白川静が理想とした漢字教育が『類推する力』を鍛える
立命館小学校では、白川が理想とした「成り立ちとつながりで漢字を学ぶ」という理念を取り入れた「漢字シート」を漢字教育に取り入れている。立命館大学大学院教職研究科准教授で立命館小学校の後藤文男学校長に聞いた。
「これは『祭』という字の成り立ちと関連する文字のつながりを学ぶページです。『祭』は『肉』・『右手』・『お供え物の台』の三ツのパーツからできています。『右手』で『肉』を『お供え物の台』の上に置く形が『祭』です。神様にお願いごとをする日は神様の大好きなお肉を捧げて願い事を聞いてもらおうとした古代の人たちの思いが字に込められています」
なるほど、漢字を構成するパーツやその位置がすんなりと理解され、古代の宗教的なイベントが脳裏によぎる気さえする。その祭に屋根がつけば神の言葉に耳を傾け「察する」場所が現れる。神が宿る「大木や大岩」の前に社を作ってお祭りをする。そのお社の先は人が入ることのできない神の領域。人が入れるぎりぎりの場所、「際(きわ)」であることを表す。

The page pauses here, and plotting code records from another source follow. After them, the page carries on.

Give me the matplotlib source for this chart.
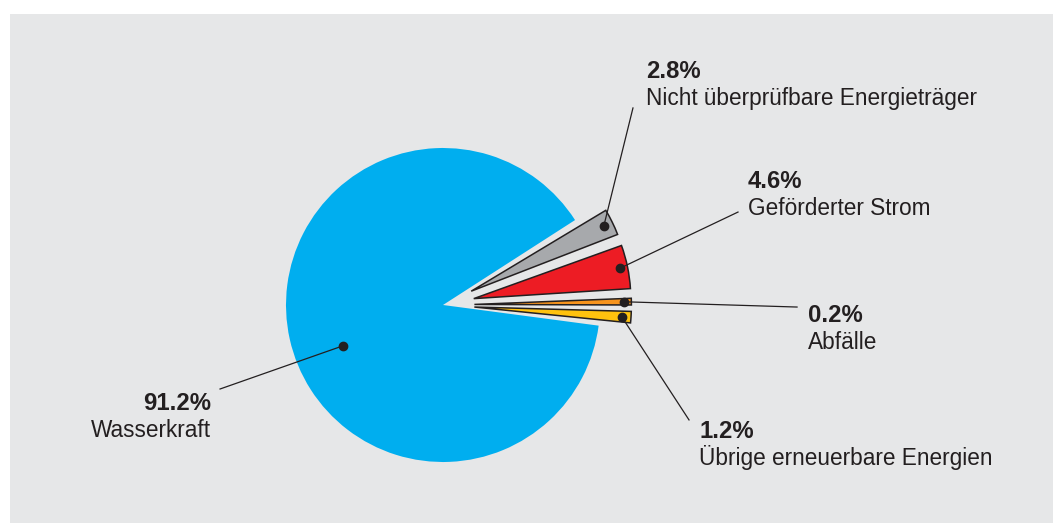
import matplotlib
matplotlib.use("Agg")
import matplotlib.pyplot as plt
from matplotlib.patches import Rectangle
import numpy as np

# shares of the electricity mix, percent (order: clockwise from top of the exploded group)
labels = ["Nicht überprüfbare Energieträger", "Geförderter Strom", "Abfälle",
          "Übrige erneuerbare Energien", "Wasserkraft"]
shares = [2.8, 4.6, 0.2, 1.2, 91.2]
colors = ["#a7a9ac", "#ed1c24", "#f7941d", "#ffc20e", "#00aeef"]

# label layout in pie-radius units: text anchor (x, baseline of first line), end of leader line
text_pos = [(1.293, 1.446), (1.943, 0.745), (2.325, -0.108), (1.631, -0.847), (-1.478, -0.669)]
line_end = [(1.210, 1.255), (1.879, 0.592), (2.255, -0.013), (1.567, -0.732), (-1.420, -0.535)]
dot_ang = [0.5, 0.5, 0.5, 0.5, 0.53]     # position along the wedge
dot_rad = [0.94, 0.95, 0.95, 0.94, 0.69]

ink = "#231f20"
plt.rcParams["font.family"] = ["Liberation Sans", "DejaVu Sans"]

fig = plt.figure(figsize=(10.53, 5.25), dpi=100)
ax = fig.add_axes([0, 0, 1, 1])
ax.set_facecolor("none")
# grey panel behind the chart
ax.add_patch(Rectangle((10 / 1053, 2 / 525), 1043 / 1053, 509 / 525,
                       transform=ax.transAxes, facecolor="#e6e7e8",
                       edgecolor="none", zorder=-10))

#tiny slices get a minimum visible width, transparent wedges make the gaps
drawn = np.maximum(shares, 0.7)
gap, gap_big = 0.4, 0.5
vals, cols, expl, idx = [], [], [], []
for i, s in enumerate(drawn):
    vals += [s, gap if i < 3 else gap_big]
    cols += [colors[i], "none"]
    expl += [0.2 if i < 4 else 0, 0]
    idx += [i, None]

wedges, _ = ax.pie(vals, colors=cols, explode=expl, startangle=31, counterclock=False,
                   radius=1, wedgeprops=dict(linewidth=0))

for w, i in zip(wedges, idx):
    if i is None:
        continue
    if i < 4:
        w.set_edgecolor(ink)
        w.set_linewidth(1.1)
    a = np.radians(w.theta1 + dot_ang[i] * (w.theta2 - w.theta1))
    cx, cy = w.center
    dx, dy = cx + dot_rad[i] * np.cos(a), cy + dot_rad[i] * np.sin(a)
    ex, ey = line_end[i]
    ax.plot([dx, ex], [dy, ey], color=ink, lw=0.9, zorder=5)
    ax.plot(dx, dy, "o", color=ink, ms=6, zorder=6)
    tx, ty = text_pos[i]
    ha = "right" if tx < 0 else "left"
    ax.text(tx, ty, f"{shares[i]:.1f}%", fontsize=17.2, fontweight="bold", color=ink,
            ha=ha, va="baseline")
    ax.text(tx, ty - 0.172, labels[i], fontsize=16.3, color=ink, ha=ha, va="baseline")

ax.set_xlim(-443 / 157, 610 / 157)
ax.set_ylim(-220 / 157, 305 / 157)
ax.set_aspect("equal")
ax.axis("off")

plt.savefig("out.png", dpi=100)
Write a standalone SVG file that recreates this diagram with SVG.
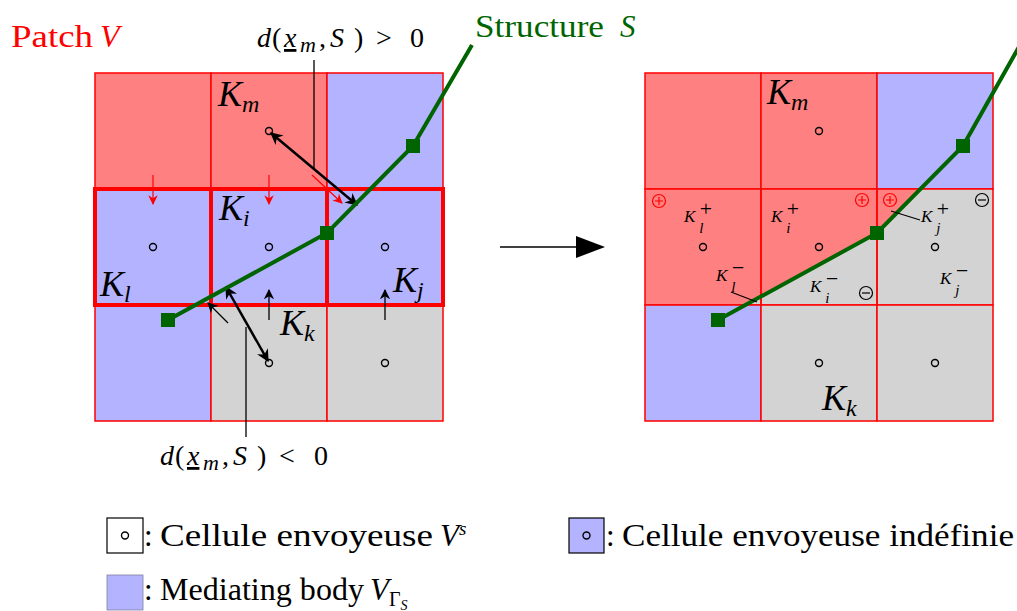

では、漢字の成り立ちに立脚した教育は、どのような効果を生んでいるのだろうか。
「漢字がパーツの集まりで出来ていることに気づくと未習の漢字を見る目が変わっていきます。既習の漢字と同じパーツがあれば同じ『意味』を持っているのではないか、同じ『音』で読めるのではないかと様々に類推しながら漢字を探るようになります。漢字を学ぶことで、物事を分析的に見、想像力を鍛えていくことにつながるのではと考えています」
「それは、即効性はないかもしれないが、じわじわと体の体質を変えていく漢方薬のようなものだ」と後藤学校長は言う。効率的に大量の文字を覚え込んでいくのではなく、さまざまな文字をつなぐ糸をたぐりながら、有機的に学び、いつしか学び方そのものを変えていく。
「類推し、仮定し、納得する」という学習の中で、まさに問題解決能力が育まれていると言っても過言ではない。
白川文字学は大人の教養という意味でも大きな意味を持つ。かつて苦行のように漢字を書いて覚えた記憶がアップデートされるほど、漢字の生まれた歴史と歩む「新たな学び」は奥が深い。興味を持たれた方は、白川が初めて一般向けに書いた著書『漢字―生い立ちとその背景 (岩波新書)』と講演録を収めた『桂東雑記』等から当たってみてはいかがだろうか。